Another chapter addresses the issues surrounding football academies and how historically they have been poor at looking after the youngsters that go through the academy system in terms of managing expectations and handling rejection and disappointment.
I also explore the LGBTQ+ aspects of football, as well as referees and their mental health issues.
One of my favorite chapters looks at the mental health benefits of football, whether it be playing in the park on a Sunday morning or playing professionally. There are quite a few mental health football teams now where those involved have experienced mental; health issues and who are willng to check in on each other.
I spoke to the manager of Grenfell United, where the team and the wider community help people deal with PTSD and emotional trauma related to the fire. So the book contains some really powerful and hopefully useful information.
What would you say are the three key takeaways from the book?
I think certainly one thing for sure that the book emphasizes is that it’s not a weakness to talk about your mental health. Football is traditionally a very stereotypically macho environment. It’s also traditionally been an environment where any perceived weakness is instantly seized upon.
That said, over the past five to ten years, football has started to view mental health and psychology in a broader sense differently. It is actually an area of strength if you can speak to the psychologist and get these feelings off your chest. If you can feel better about yourself, you’ll play better. It’s quite as simple as that.
Talking about mental health is a strength, not a weakness and that’s brought out by people from this environment. If people like Chris Kirkland, Marcus Bent, and Paul Lambert can speak about their demons for a book, then anyone can.
The second point is the idea that participation in football can help your mental health. You can play at any level play and enjoy it, and there’s always something for everyone. You could be a referee if you really don’t fancy playing, or you could do what I did and volunteer at your local club.
The number of people I know now that I have met through football is huge. Just being part of a community can give your mental health a boost.
Lastly, this book is how I want to spread the word and reach as many people as possible who don’t believe in mental health. Hopefully, I can change their minds and help them learn something. I want to try and go beyond the normal audience for similar books about mental health, so I’m not just preaching to the converted.
With football fans, mental health wouldn’t be at the top of the chat in the pub before or after a game. So, if I can present them with a book about football but with the threads of mental health running through it as if it were a casual bystander, then skeptics may engage with the book and embrace the messages and themes within it. That would be satisfying!

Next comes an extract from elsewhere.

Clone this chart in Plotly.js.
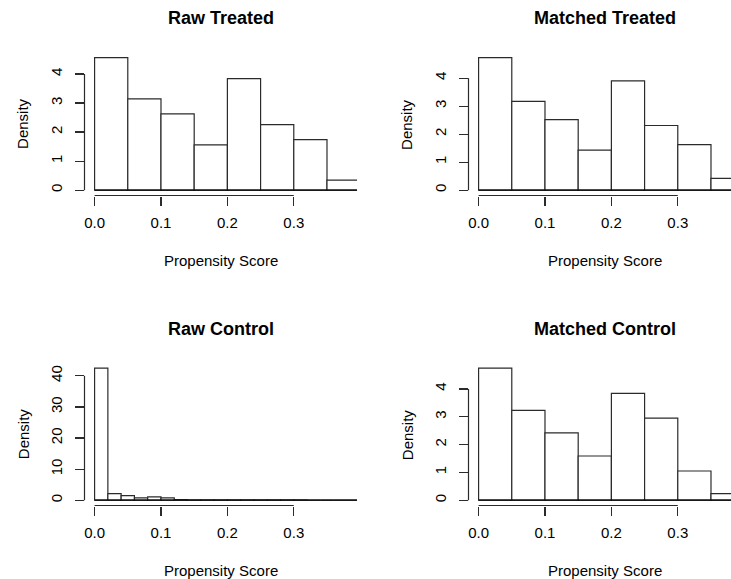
<!DOCTYPE html>
<html>
<head>
<meta charset="utf-8">
<script src="https://cdn.plot.ly/plotly-3.0.1.min.js"></script>
<style>html,body{margin:0;padding:0;background:#fff;}#chart{width:731px;height:579px;}</style>
</head>
<body>
<div id="chart"></div>
<script>
// ---- data ----
const panelTitles = ["Raw Treated", "Matched Treated", "Raw Control", "Matched Control"];
const xLabel = "Propensity Score";
const yLabel = "Density";

const breaksWide = [0, 0.05, 0.10, 0.15, 0.20, 0.25, 0.30, 0.35, 0.40];
const breaksNarrow = [0, 0.02, 0.04, 0.06, 0.08, 0.10, 0.12, 0.14, 0.16, 0.18, 0.20,
                      0.22, 0.24, 0.26, 0.28, 0.30, 0.32, 0.34, 0.36, 0.38, 0.40];

const rawTreated     = [4.56, 3.14, 2.63, 1.56, 3.84, 2.26, 1.74, 0.35];
const matchedTreated = [4.73, 3.17, 2.52, 1.43, 3.90, 2.31, 1.63, 0.42];
const rawControl     = [42.5, 2.15, 1.50, 0.75, 1.07, 0.75, 0.20, 0.15, 0.15, 0.12,
                        0.12, 0.12, 0.10, 0.12, 0.10, 0.10, 0, 0, 0, 0];
const matchedControl = [4.75, 3.23, 2.42, 1.59, 3.84, 2.95, 1.05, 0.24];

const xTickVals = [0, 0.1, 0.2, 0.3];
const xTickText = ["0.0", "0.1", "0.2", "0.3"];
const yTicksSmall = [0, 1, 2, 3, 4];
const yTicksLarge = [0, 10, 20, 30, 40];
const xLim = [0, 0.38];

// ---- layout geometry (pixels) ----
const W = 731, H = 579;
const colPx = [[84.5, 357], [468.5, 741]];
const rowPx = [[52.4, 195.5], [362.8, 505.5]];
const FONT = "Liberation Sans, Arial, sans-serif";
const LINE = "#2b2b2b";
const LW = 1.2;

const panels = [
  {title: panelTitles[0], breaks: breaksWide,   dens: rawTreated,     yt: yTicksSmall, col: 0, row: 0},
  {title: panelTitles[1], breaks: breaksWide,   dens: matchedTreated, yt: yTicksSmall, col: 1, row: 0},
  {title: panelTitles[2], breaks: breaksNarrow, dens: rawControl,     yt: yTicksLarge, col: 0, row: 1},
  {title: panelTitles[3], breaks: breaksWide,   dens: matchedControl, yt: yTicksSmall, col: 1, row: 1}
];

const traces = [];
const layout = {
  width: W, height: H,
  margin: {l: 0, r: 0, t: 0, b: 0},
  paper_bgcolor: "#fff", plot_bgcolor: "#fff",
  showlegend: false,
  font: {family: FONT, size: 15, color: "#000"},
  shapes: [], annotations: []
};

panels.forEach((p, i) => {
  const n = i + 1;
  const xa = "x" + (n === 1 ? "" : n), ya = "y" + (n === 1 ? "" : n);
  const xk = "xaxis" + (n === 1 ? "" : n), yk = "yaxis" + (n === 1 ? "" : n);

  const centers = [], widths = [];
  for (let k = 0; k < p.dens.length; k++) {
    centers.push((p.breaks[k] + p.breaks[k + 1]) / 2);
    widths.push(p.breaks[k + 1] - p.breaks[k]);
  }
  traces.push({
    type: "bar", x: centers, y: p.dens, width: widths,
    xaxis: xa, yaxis: ya,
    marker: {color: "#fff", line: {color: LINE, width: LW}},
    hoverinfo: "x+y"
  });

  // R-style 4% range extension
  const xext = (xLim[1] - xLim[0]) * 0.04;
  const xr = [xLim[0] - xext, xLim[1] + xext];
  const cpx = colPx[p.col];
  const fullW = cpx[1] - cpx[0];
  const visEnd = Math.min(cpx[1], W);
  const xrEnd = xr[0] + (xr[1] - xr[0]) * (visEnd - cpx[0]) / fullW;

  const ymax = Math.max(...p.dens);
  const yext = ymax * 0.04;
  const yr = [-yext, ymax + yext];
  const rpx = rowPx[p.row];
  const xdom = [cpx[0] / W, visEnd / W];
  const ydom = [1 - rpx[1] / H, 1 - rpx[0] / H];

  layout[xk] = {
    domain: xdom,
    range: [xr[0], xrEnd],
    anchor: ya,
    showgrid: false, zeroline: false, showline: false,
    ticks: "outside", ticklen: 9, tickwidth: LW, tickcolor: LINE,
    tickvals: xTickVals, ticktext: xTickText,
    tickfont: {family: FONT, size: 15, color: "#000"},
    ticklabelstandoff: 4,
    fixedrange: true
  };
  layout[yk] = {
    domain: ydom,
    range: yr,
    anchor: xa,
    showgrid: false, zeroline: false, showline: false,
    ticks: "outside", ticklen: 9, tickwidth: LW, tickcolor: LINE,
    tickvals: p.yt, ticktext: p.yt.map(String),
    tickangle: -90,
    tickfont: {family: FONT, size: 15, color: "#000"},
    ticklabelstandoff: 7,
    fixedrange: true
  };

  // detached R-style axis lines spanning the tick range (paper coords via the axis mapping)
  const toPaperX = v => xdom[0] + (v - xr[0]) / (xrEnd - xr[0]) * (xdom[1] - xdom[0]);
  const toPaperY = v => ydom[0] + (v - yr[0]) / (yr[1] - yr[0]) * (ydom[1] - ydom[0]);
  layout.shapes.push({type: "line", xref: "paper", yref: "paper",
    x0: toPaperX(xTickVals[0]), x1: toPaperX(xTickVals[xTickVals.length - 1]),
    y0: ydom[0], y1: ydom[0],
    line: {color: LINE, width: LW}});
  layout.shapes.push({type: "line", xref: "paper", yref: "paper",
    x0: xdom[0], x1: xdom[0],
    y0: toPaperY(p.yt[0]), y1: toPaperY(p.yt[p.yt.length - 1]),
    line: {color: LINE, width: LW}});
  // histogram baseline
  layout.shapes.push({type: "line", xref: xa, yref: ya,
    x0: p.breaks[0], x1: p.breaks[p.breaks.length - 1], y0: 0, y1: 0,
    line: {color: "#000", width: LW}});

  const cx = (cpx[0] + cpx[1]) / 2 / W;
  const ymid = 1 - (rpx[0] + rpx[1]) / 2 / H;
  layout.annotations.push({text: "<b>" + p.title + "</b>", xref: "paper", yref: "paper",
    x: cx, y: 1 - (rpx[0] - 34) / H, xanchor: "center", yanchor: "middle", showarrow: false,
    font: {family: FONT, size: 18, color: "#000"}});
  layout.annotations.push({text: xLabel, xref: "paper", yref: "paper",
    x: cx, y: 1 - (rpx[1] + 65) / H, xanchor: "center", yanchor: "middle", showarrow: false,
    font: {family: FONT, size: 15, color: "#000"}});
  layout.annotations.push({text: yLabel, xref: "paper", yref: "paper",
    x: (cpx[0] - 61.5) / W, y: ymid, xanchor: "center", yanchor: "middle", showarrow: false,
    textangle: -90, font: {family: FONT, size: 15, color: "#000"}});
});

Plotly.newPlot("chart", traces, layout, {displayModeBar: false, staticPlot: true});
</script>
</body>
</html>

My Mind News is very grateful to Johnnie for taking time out to talk to us about his new book. Match Fit (387 pages) is available to buy on Amazon.
According to Amazon –
“Match Fit takes an in-depth look at mental health in football, from the Premier League down to five-a-side, in the hope of destigmatizing this much-neglected topic, with candid contributions from the likes of Chris Kirkland, Paul Lambert, and Marcus Bent.
Subjects such as the issues facing footballers after retirement and the rise of social media are placed under the microscope, and we discover how being a football fan can benefit your mental health. Seasoned pros discuss the challenges they’ve faced in football, speaking openly about personal experiences most of us wouldn’t associate with the glamour of the beautiful game.
From a grassroots perspective, there are uplifting stories of how people have learned to manage their mental health, with football as a critical tool to help them get through their day-to-day lives. If the interviewees – involved in a sport that has traditionally lauded masculinity and the absence of so-called weakness – can open up about their mental health, then so can anyone.”